Salty beach air, crashing waves on the shore, songs of the seychelles as background noise... pretty good spot for another al fresco dining experience.

Tuesday, 2 February 2010

In honour of travel bud...



This one is for you Kate on your first day in Quito... Memories of pizza and Bud watching the sun go down at North Rim Grand Canyon.

There can surely be few spots more satisfying to munch on lukewarm pizza and an even warmer beer than this. We'd done a fair few miles that day: headed into Arizona via Lake Powell and a personal favourite spot, Horseshoe Canyon, then took a visit to the consistently mesmerising Antelope Canyon before driving up and over plateaus and ridges to the forested North Rim. Page, AZ is home to a large Safeway Supermarket where I did a significant amount of shopping in my days as a tour leader buying supplies for the 14 passengers I was camping and hiking with, but Page today become the place to grab a good pizza which we sat on the back seat of the convertible (usually reserved for Kate's bag and a box of beer!) and drove half way across the state to the North Rim of the Grand Canyon before it was cracked open.

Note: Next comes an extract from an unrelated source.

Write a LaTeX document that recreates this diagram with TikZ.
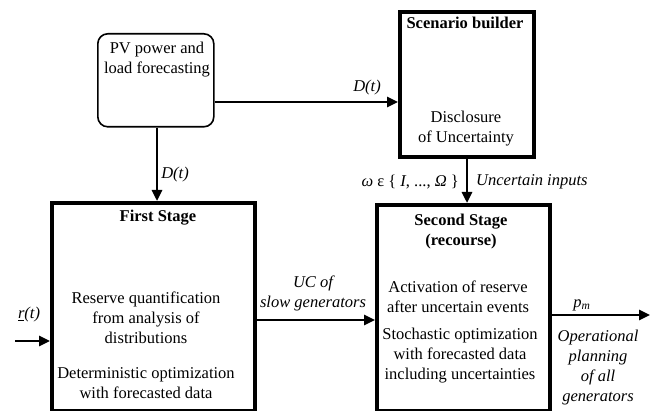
\documentclass[tikz,border=0pt]{standalone}
\usepackage{fontspec}
\setmainfont{Liberation Serif}
\usetikzlibrary{arrows.meta}
\begin{document}
\begin{tikzpicture}[x=1pt,y=-1pt,
  txt/.style={inner sep=0pt,align=center,font=\fontsize{16.5}{20}\selectfont},
  ttl/.style={txt,font=\fontsize{16.5}{20}\selectfont\bfseries},
  lbl/.style={inner sep=0pt,font=\fontsize{16.5}{20}\selectfont\itshape,align=center},
  bigbox/.style={draw,line width=4pt,inner sep=0pt},
  thinbox/.style={draw,line width=1.6pt,rounded corners=10pt,inner sep=0pt},
  flow/.style={line width=2.6pt,-{Triangle[length=11pt,width=10pt]}}]
\useasboundingbox (0,0) rectangle (650,411);
\fill[white] (0,0) rectangle (650,411);
% boxes
\node[thinbox,minimum width=116pt,minimum height=93pt,anchor=north west] (pv) at (97,33) {};
\node[bigbox,minimum width=134pt,minimum height=145pt,anchor=north west] (sc) at (398,10) {};
\node[bigbox,minimum width=203pt,minimum height=208pt,anchor=north west] (fs) at (50,201) {};
\node[bigbox,minimum width=173pt,minimum height=206pt,anchor=north west] (ss) at (375,203) {};
% texts
\node[txt] (pvt) at (157,60) {PV power and\\load forecasting};
\node[ttl] (sct) at (465,23) {Scenario builder};
\node[txt] (scb) at (466,129) {Disclosure\\of Uncertainty};
\node[ttl] (fst) at (158,218) {First Stage};
\node[txt] (fsb1) at (146,318) {Reserve quantification\\from analysis of\\distributions};
\node[txt] (fsb2) at (146,383) {Deterministic optimization\\with forecasted data};
\node[ttl] (sst) at (461,232) {Second Stage\\(recourse)};
\node[txt] (ssb1) at (458,297) {Activation of reserve\\after uncertain events};
\node[txt] (ssb2) at (460,356) {Stochastic optimization\\with forecasted data\\including uncertainties};
% connectors
\coordinate (pvr) at (pv.east |- 0,102);
\coordinate (scl) at (sc.west |- 0,102);
\draw[flow] (pv.south -| 157,0) -- (fs.north -| 157,0);
\draw[flow] (pvr) -- (scl);
\draw[flow] (sc.south -| 467,0) -- (ss.north -| 467,0);
\coordinate (fsr) at (fs.east |- 0,320);
\coordinate (ssl) at (ss.west |- 0,320);
\draw[flow] (fsr) -- (ssl);
\coordinate (rin) at (15,341);
\draw[flow] (rin) -- (fs.west |- rin);
\coordinate (pout) at (650,315);
\draw[flow] (ss.east |- pout) -- (pout);
% labels
\node[lbl] (d1) at (175,175) {D(t)};
\node[lbl] (d2) at (367,88) {D(t)};
\node[inner sep=0pt,anchor=east,font=\fontsize{16.5}{20}\selectfont] (om) at (459,182) {\textit{ω} ε \{ \textit{I}, ..., \textit{Ω} \}};
\node[lbl,anchor=west] (ui) at (476,182) {Uncertain inputs};
\node[lbl] (uc) at (313,293) {UC of\\slow generators};
\node[lbl] (rt) at (29,315) {\underline{r}(t)};
\node[lbl] (pm) at (582,305) {p\textsubscript{m}};
\node[lbl] (op) at (598,368) {Operational\\planning\\of all\\generators};
\end{tikzpicture}
\end{document}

We chased the sunset through golden forested hues and caught glimpses of the spectacle which awaited us then, on arrival at the car park, flew out of the car and leapt (beer in one hand, pizza in other) towards the canyon rim. A few deft steps upwards to perch on a rock and we were set. Slightly soggy dough, a gentle fizz in the beer. Cheers.

ps: saw a mountain lion on the journey home. Oh yes!